I was just re-reading previous posts, and how I was feeling 6 months ago, compared to how I feel now. It's amazing that God can take the longing of your soul and reward them in such an amazing way. Specifically, I am now in leadership of our church, living out a continual life-in-Christ relationship, and still hungry for God, but pursuing Him with everything I have. Have things that I thought needed to change actually change? Nope - my husband still isn't a believer and my boys are still affected by autistic behaviors. But, I'm happy, fulfilled, and excited about the life I'm living in Christ. The "things" don't matter as much because I know God has answers for them - my boys ARE healed even if they aren't manifesting their healing yet, and my husband IS coming into the Kingdom because he's my spouse and there are promises to us for our households. I feel peaceful about my life, and it's awesome!

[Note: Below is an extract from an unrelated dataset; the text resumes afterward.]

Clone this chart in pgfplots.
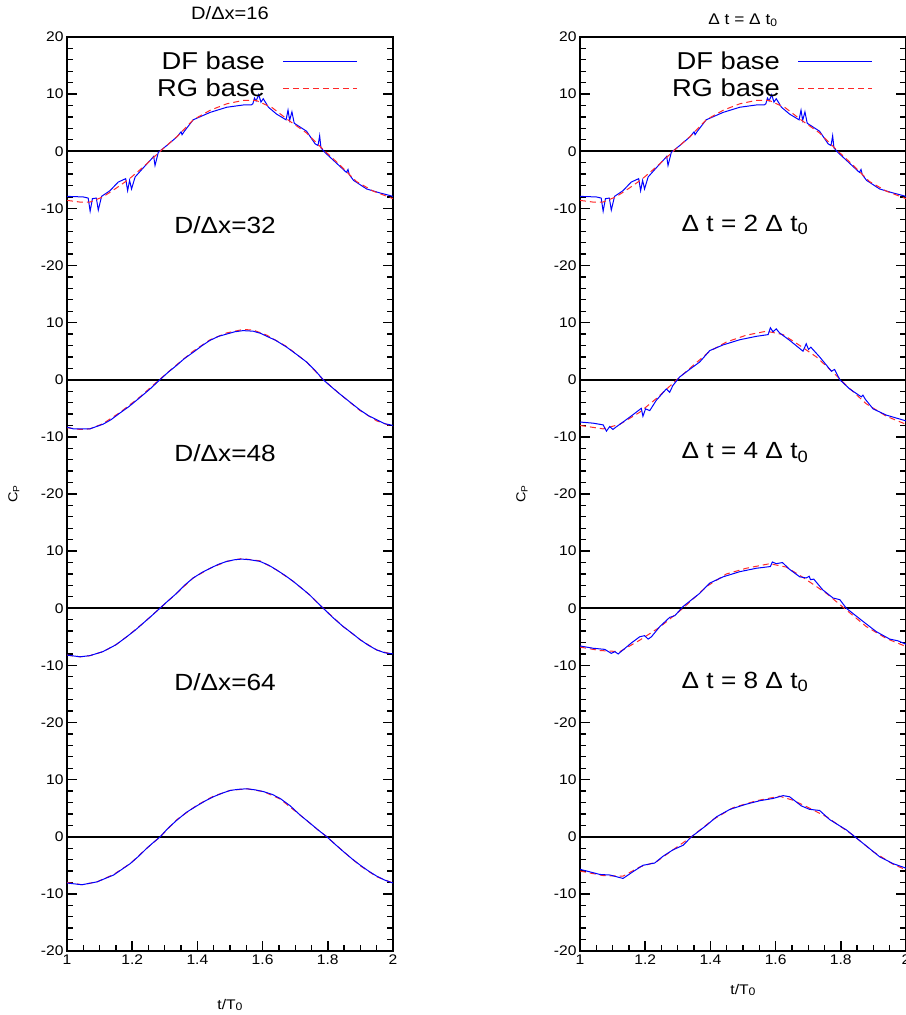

Recently I've been up at the altar at church praying for people, laying on hands for sickness, and I've started to see people healed by the power of God! God Rocks!
It's so amazing to actually see happen what we say we believe will happen. My church is taking baby steps toward accessing all the Father has for us, but at least we're moving forward now instead of stagnating. I've been named by other people in leadership into the Office of Prophet. I know that there is a prophetic calling on my life, which is why I've been so frustrated with people in the past not "getting it" and feeling like an outcast. But at the same time I wonder if I'm ready for the responsibility. Of course, if they see me in this way I suppose that I'm functioning in it, so I should just accept it. It doesn't make me uncomfortable, but at the same time I just don't want to get in over my head!
All in all, just seeing where God has taken me and what He's done over the last half year makes me excited to see where I'll be in another 6 months!